• [Supplied entries]:
════════════════
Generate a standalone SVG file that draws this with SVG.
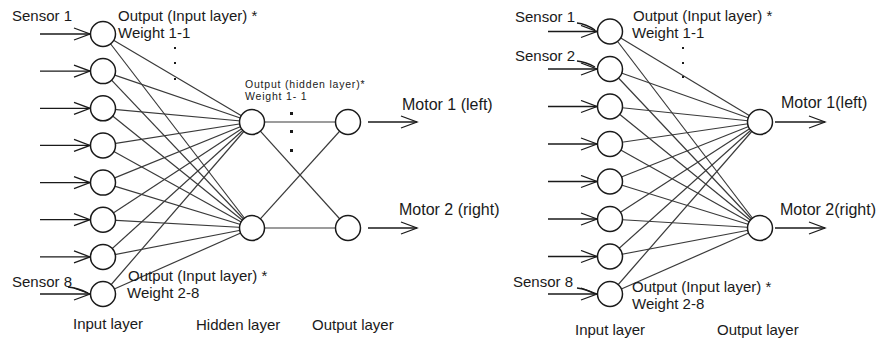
<svg xmlns="http://www.w3.org/2000/svg" width="877" height="343" viewBox="0 0 877 343">
<style>
.n{fill:#fff;stroke:#1a1a1a;stroke-width:1.5}
.c{stroke:#3a3a3a;stroke-width:1.2;fill:none}
.a{stroke:#1a1a1a;stroke-width:1.3;fill:none}
.t{font-family:"Liberation Sans",Arial,sans-serif;font-size:15px;fill:#1a1a1a}
.m{font-family:"Liberation Sans",Arial,sans-serif;font-size:16px;fill:#1a1a1a}
.s{font-family:"Liberation Sans",Arial,sans-serif;font-size:10.5px;fill:#1a1a1a;letter-spacing:0.8px}
.d{fill:#1a1a1a}
</style>
<defs>
<marker id="ah" markerUnits="userSpaceOnUse" markerWidth="20" markerHeight="16" refX="17" refY="7" orient="auto">
<polyline points="1,1 17,7 1,13" fill="none" stroke="#1a1a1a" stroke-width="1.3"/>
</marker>
</defs>
<rect width="877" height="343" fill="#fff"/>

<g id="connectors">
<!-- left: input to hidden -->
<g class="c">
<line x1="103" y1="34" x2="252" y2="122"/><line x1="103" y1="34" x2="252" y2="228"/>
<line x1="103" y1="71.1" x2="252" y2="122"/><line x1="103" y1="71.1" x2="252" y2="228"/>
<line x1="103" y1="108.3" x2="252" y2="122"/><line x1="103" y1="108.3" x2="252" y2="228"/>
<line x1="103" y1="145.4" x2="252" y2="122"/><line x1="103" y1="145.4" x2="252" y2="228"/>
<line x1="103" y1="182.6" x2="252" y2="122"/><line x1="103" y1="182.6" x2="252" y2="228"/>
<line x1="103" y1="219.7" x2="252" y2="122"/><line x1="103" y1="219.7" x2="252" y2="228"/>
<line x1="103" y1="256.9" x2="252" y2="122"/><line x1="103" y1="256.9" x2="252" y2="228"/>
<line x1="103" y1="294" x2="252" y2="122"/><line x1="103" y1="294" x2="252" y2="228"/>
<!-- hidden to output -->
<line x1="252" y1="122" x2="348" y2="122"/><line x1="252" y1="122" x2="348" y2="228"/>
<line x1="252" y1="228" x2="348" y2="122"/><line x1="252" y1="228" x2="348" y2="228"/>
<!-- right: input to output -->
<line x1="610" y1="31.5" x2="760" y2="122"/><line x1="610" y1="31.5" x2="760" y2="228"/>
<line x1="610" y1="69" x2="760" y2="122"/><line x1="610" y1="69" x2="760" y2="228"/>
<line x1="610" y1="106.5" x2="760" y2="122"/><line x1="610" y1="106.5" x2="760" y2="228"/>
<line x1="610" y1="144" x2="760" y2="122"/><line x1="610" y1="144" x2="760" y2="228"/>
<line x1="610" y1="181.5" x2="760" y2="122"/><line x1="610" y1="181.5" x2="760" y2="228"/>
<line x1="610" y1="219" x2="760" y2="122"/><line x1="610" y1="219" x2="760" y2="228"/>
<line x1="610" y1="256.5" x2="760" y2="122"/><line x1="610" y1="256.5" x2="760" y2="228"/>
<line x1="610" y1="294" x2="760" y2="122"/><line x1="610" y1="294" x2="760" y2="228"/>
</g>
<!-- arrows -->
<g class="a" marker-end="url(#ah)">
<line x1="40" y1="34" x2="90" y2="34"/>
<line x1="40" y1="71.1" x2="90" y2="71.1"/>
<line x1="40" y1="108.3" x2="90" y2="108.3"/>
<line x1="40" y1="145.4" x2="90" y2="145.4"/>
<line x1="40" y1="182.6" x2="90" y2="182.6"/>
<line x1="40" y1="219.7" x2="90" y2="219.7"/>
<line x1="40" y1="256.9" x2="90" y2="256.9"/>
<line x1="40" y1="294" x2="90" y2="294"/>
<line x1="368" y1="122" x2="417" y2="122"/>
<line x1="368" y1="228" x2="417" y2="228"/>
<line x1="548" y1="31.5" x2="597" y2="31.5"/>
<line x1="548" y1="69" x2="597" y2="69"/>
<line x1="548" y1="106.5" x2="597" y2="106.5"/>
<line x1="548" y1="144" x2="597" y2="144"/>
<line x1="548" y1="181.5" x2="597" y2="181.5"/>
<line x1="548" y1="219" x2="597" y2="219"/>
<line x1="548" y1="256.5" x2="597" y2="256.5"/>
<line x1="548" y1="294" x2="597" y2="294"/>
<line x1="775" y1="122" x2="825" y2="122"/>
<line x1="775" y1="228" x2="825" y2="228"/>
</g>
<!-- sensor leaders -->
<g class="a">
<path d="M68,287 Q78,288 88,293"/>
<path d="M577,23 Q586,24 595,30"/>
<path d="M577,61 Q586,62 595,67"/>
<path d="M577,288 Q586,289 595,294"/>
</g>
</g>

<g id="left-input-1"><circle class="n" cx="103" cy="34" r="12.5"/></g>
<g id="left-input-2"><circle class="n" cx="103" cy="71.1" r="12.5"/></g>
<g id="left-input-3"><circle class="n" cx="103" cy="108.3" r="12.5"/></g>
<g id="left-input-4"><circle class="n" cx="103" cy="145.4" r="12.5"/></g>
<g id="left-input-5"><circle class="n" cx="103" cy="182.6" r="12.5"/></g>
<g id="left-input-6"><circle class="n" cx="103" cy="219.7" r="12.5"/></g>
<g id="left-input-7"><circle class="n" cx="103" cy="256.9" r="12.5"/></g>
<g id="left-input-8"><circle class="n" cx="103" cy="294" r="12.5"/></g>
<g id="left-hidden-1"><circle class="n" cx="252" cy="122" r="12.5"/></g>
<g id="left-hidden-2"><circle class="n" cx="252" cy="228" r="12.5"/></g>
<g id="left-output-1"><circle class="n" cx="348" cy="122" r="12.5"/></g>
<g id="left-output-2"><circle class="n" cx="348" cy="228" r="12.5"/></g>

<g id="right-input-1"><circle class="n" cx="610" cy="31.5" r="12.5"/></g>
<g id="right-input-2"><circle class="n" cx="610" cy="69" r="12.5"/></g>
<g id="right-input-3"><circle class="n" cx="610" cy="106.5" r="12.5"/></g>
<g id="right-input-4"><circle class="n" cx="610" cy="144" r="12.5"/></g>
<g id="right-input-5"><circle class="n" cx="610" cy="181.5" r="12.5"/></g>
<g id="right-input-6"><circle class="n" cx="610" cy="219" r="12.5"/></g>
<g id="right-input-7"><circle class="n" cx="610" cy="256.5" r="12.5"/></g>
<g id="right-input-8"><circle class="n" cx="610" cy="294" r="12.5"/></g>
<g id="right-output-1"><circle class="n" cx="760" cy="122" r="12.5"/></g>
<g id="right-output-2"><circle class="n" cx="760" cy="228" r="12.5"/></g>

<g id="labels">
<text class="t" x="12" y="21">Sensor 1</text>
<text class="t" x="12" y="287">Sensor 8</text>
<text class="t" x="118" y="21">Output (Input layer) *</text>
<text class="t" x="118" y="38">Weight 1-1</text>
<text class="t" x="128" y="281">Output (Input layer) *</text>
<text class="t" x="127" y="298">Weight 2-8</text>
<text class="s" x="245" y="88">Output (hidden layer)*</text>
<text class="s" x="245" y="100">Weight 1- 1</text>
<text class="m" x="402" y="110">Motor 1 (left)</text>
<text class="m" x="399" y="215">Motor 2 (right)</text>
<text class="t" x="73" y="329">Input layer</text>
<text class="t" x="196" y="330">Hidden layer</text>
<text class="t" x="312" y="330">Output layer</text>

<text class="t" x="515" y="22">Sensor 1</text>
<text class="t" x="515" y="61">Sensor 2</text>
<text class="t" x="513" y="287">Sensor 8</text>
<text class="t" x="633" y="21">Output (Input layer) *</text>
<text class="t" x="632" y="38">Weight 1-1</text>
<text class="t" x="632" y="292">Output (Input layer) *</text>
<text class="t" x="632" y="309">Weight 2-8</text>
<text class="m" x="781" y="108">Motor 1(left)</text>
<text class="m" x="780" y="215">Motor 2(right)</text>
<text class="t" x="575" y="335">Input layer</text>
<text class="t" x="717" y="335">Output layer</text>
</g>

<g id="dots" class="d">
<rect x="174" y="47" width="2" height="2"/>
<rect x="174" y="62" width="2" height="2"/>
<rect x="174" y="78" width="2" height="2"/>
<rect x="290" y="112" width="3" height="3"/>
<rect x="290" y="130" width="3" height="3"/>
<rect x="290" y="149" width="3" height="3"/>
<rect x="682" y="47" width="2" height="2"/>
<rect x="682" y="62" width="2" height="2"/>
<rect x="682" y="76" width="2" height="2"/>
</g>
</svg>
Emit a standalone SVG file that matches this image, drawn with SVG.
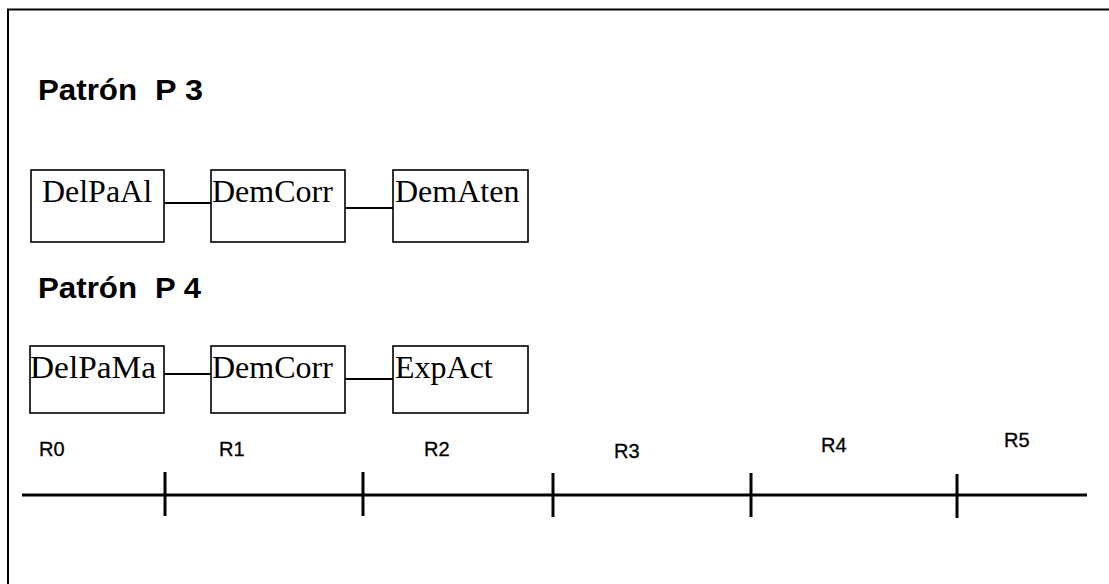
════════════════
• [Work to complete]: State the number of lines that contain the string "this", with no other words.

• [Answer in full]: 2